### Directions for this task
Every line of the material is to be quoted verbatim, minus the pictures.

## START Data excerpt

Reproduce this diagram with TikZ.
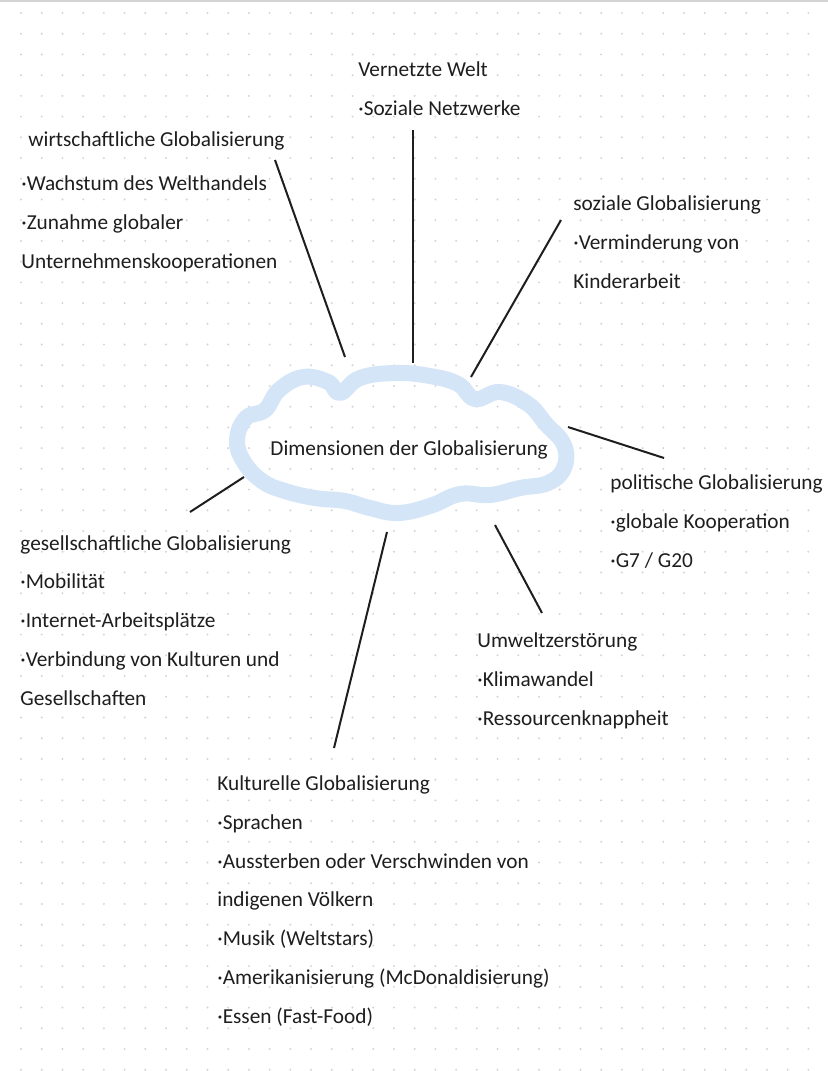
\documentclass[tikz,border=0pt]{standalone}
\usepackage{fontspec}
\setmainfont{Carlito}
\usetikzlibrary{positioning}
\definecolor{ink}{HTML}{1E1E1E}
\definecolor{cloudblue}{HTML}{D4E5F8}
\definecolor{dotgrey}{HTML}{D4D4D4}
\tikzset{
  blk/.style={anchor=base west,inner sep=0pt,align=left,text=ink,font=\fontsize{10.65}{19.35}\selectfont},
  con/.style={draw=ink,line width=1pt},
  cloudline/.style={draw=cloudblue,line width=8pt,line join=round}}
\begin{document}
\begin{tikzpicture}[x=0.5pt,y=-0.5pt]
  \useasboundingbox (0,0) rectangle (828,1071);
  \fill[white] (0,0) rectangle (828,1071);
  % dotted paper
  \foreach \i in {0,...,39} \foreach \j in {0,...,51}
    \fill[dotgrey] (21+\i*20.72,13+\j*20.72) circle (0.55pt);
  \draw[dotgrey,line width=0.8pt] (0,1) -- (828,1);
  % the cloud
  \draw[cloudline] plot[smooth cycle,tension=0.7] coordinates {
    (237,440) (246,418) (265,410) (279,390) (303,377) (328,382) (340,393)
    (360,378) (395,373) (430,376) (458,384) (475,399) (500,392) (528,404)
    (546,424) (564,445) (564,468) (548,483) (520,488) (490,495) (460,494)
    (430,506) (398,513) (370,508) (345,501) (315,498) (285,491) (262,481) (244,462)};
  \node[blk] (dim) at (270,455) {Dimensionen der Globalisierung};
  % the dimensions (anchored at the last line)
  \node[blk] (wirt) at (21,268) {\hspace*{3.5pt}wirtschaftliche Globalisierung\\[2.5pt]
    ·Wachstum des Welthandels\\
    ·Zunahme globaler\\
    Unternehmenskooperationen};
  \node[blk] (vern) at (358,115) {Vernetzte Welt\\·Soziale Netzwerke};
  \node[blk] (soz) at (573,288) {soziale Globalisierung\\·Verminderung von\\Kinderarbeit};
  \node[blk] (pol) at (610,567) {politische Globalisierung\\·globale Kooperation\\·G7 / G20};
  \node[blk] (ges) at (20,705) {gesellschaftliche Globalisierung\\·Mobilität\\·Internet-Arbeitsplätze\\·Verbindung von Kulturen und\\Gesellschaften};
  \node[blk] (umw) at (477,725) {Umweltzerstörung\\·Klimawandel\\·Ressourcenknappheit};
  \node[blk] (kult) at (217,1023) {Kulturelle Globalisierung\\·Sprachen\\·Aussterben oder Verschwinden von\\indigenen Völkern\\·Musik (Weltstars)\\·Amerikanisierung (McDonaldisierung)\\·Essen (Fast-Food)};
  % connector ends
  \coordinate (wirtE) at (275,160);  \coordinate (wirtC) at (345,357);
  \coordinate (vernE) at (413,130);  \coordinate (vernC) at (413,363);
  \coordinate (sozE) at (561,220);   \coordinate (sozC) at (471,377);
  \coordinate (polE) at (664,458);   \coordinate (polC) at (568,427);
  \coordinate (umwE) at (542,613);   \coordinate (umwC) at (495,525);
  \coordinate (kultE) at (334,748);  \coordinate (kultC) at (387,532);
  \coordinate (gesE) at (190,512);   \coordinate (gesC) at (244,477);
  \draw[con] (wirtE) -- (wirtC);
  \draw[con] (vernE) -- (vernC);
  \draw[con] (sozE) -- (sozC);
  \draw[con] (polE) -- (polC);
  \draw[con] (umwE) -- (umwC);
  \draw[con] (kultE) -- (kultC);
  \draw[con] (gesE) -- (gesC);
\end{tikzpicture}
\end{document}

## END Data excerpt

### The solution
Reproduce this diagram with TikZ.
\documentclass[tikz,border=0pt]{standalone}
\usepackage{fontspec}
\setmainfont{Carlito}
\usetikzlibrary{positioning}
\definecolor{ink}{HTML}{1E1E1E}
\definecolor{cloudblue}{HTML}{D4E5F8}
\definecolor{dotgrey}{HTML}{D4D4D4}
\tikzset{
  blk/.style={anchor=base west,inner sep=0pt,align=left,text=ink,font=\fontsize{10.65}{19.35}\selectfont},
  con/.style={draw=ink,line width=1pt},
  cloudline/.style={draw=cloudblue,line width=8pt,line join=round}}
\begin{document}
\begin{tikzpicture}[x=0.5pt,y=-0.5pt]
  \useasboundingbox (0,0) rectangle (828,1071);
  \fill[white] (0,0) rectangle (828,1071);
  % dotted paper
  \foreach \i in {0,...,39} \foreach \j in {0,...,51}
    \fill[dotgrey] (21+\i*20.72,13+\j*20.72) circle (0.55pt);
  \draw[dotgrey,line width=0.8pt] (0,1) -- (828,1);
  % the cloud
  \draw[cloudline] plot[smooth cycle,tension=0.7] coordinates {
    (237,440) (246,418) (265,410) (279,390) (303,377) (328,382) (340,393)
    (360,378) (395,373) (430,376) (458,384) (475,399) (500,392) (528,404)
    (546,424) (564,445) (564,468) (548,483) (520,488) (490,495) (460,494)
    (430,506) (398,513) (370,508) (345,501) (315,498) (285,491) (262,481) (244,462)};
  \node[blk] (dim) at (270,455) {Dimensionen der Globalisierung};
  % the dimensions (anchored at the last line)
  \node[blk] (wirt) at (21,268) {\hspace*{3.5pt}wirtschaftliche Globalisierung\\[2.5pt]
    ·Wachstum des Welthandels\\
    ·Zunahme globaler\\
    Unternehmenskooperationen};
  \node[blk] (vern) at (358,115) {Vernetzte Welt\\·Soziale Netzwerke};
  \node[blk] (soz) at (573,288) {soziale Globalisierung\\·Verminderung von\\Kinderarbeit};
  \node[blk] (pol) at (610,567) {politische Globalisierung\\·globale Kooperation\\·G7 / G20};
  \node[blk] (ges) at (20,705) {gesellschaftliche Globalisierung\\·Mobilität\\·Internet-Arbeitsplätze\\·Verbindung von Kulturen und\\Gesellschaften};
  \node[blk] (umw) at (477,725) {Umweltzerstörung\\·Klimawandel\\·Ressourcenknappheit};
  \node[blk] (kult) at (217,1023) {Kulturelle Globalisierung\\·Sprachen\\·Aussterben oder Verschwinden von\\indigenen Völkern\\·Musik (Weltstars)\\·Amerikanisierung (McDonaldisierung)\\·Essen (Fast-Food)};
  % connector ends
  \coordinate (wirtE) at (275,160);  \coordinate (wirtC) at (345,357);
  \coordinate (vernE) at (413,130);  \coordinate (vernC) at (413,363);
  \coordinate (sozE) at (561,220);   \coordinate (sozC) at (471,377);
  \coordinate (polE) at (664,458);   \coordinate (polC) at (568,427);
  \coordinate (umwE) at (542,613);   \coordinate (umwC) at (495,525);
  \coordinate (kultE) at (334,748);  \coordinate (kultC) at (387,532);
  \coordinate (gesE) at (190,512);   \coordinate (gesC) at (244,477);
  \draw[con] (wirtE) -- (wirtC);
  \draw[con] (vernE) -- (vernC);
  \draw[con] (sozE) -- (sozC);
  \draw[con] (polE) -- (polC);
  \draw[con] (umwE) -- (umwC);
  \draw[con] (kultE) -- (kultC);
  \draw[con] (gesE) -- (gesC);
\end{tikzpicture}
\end{document}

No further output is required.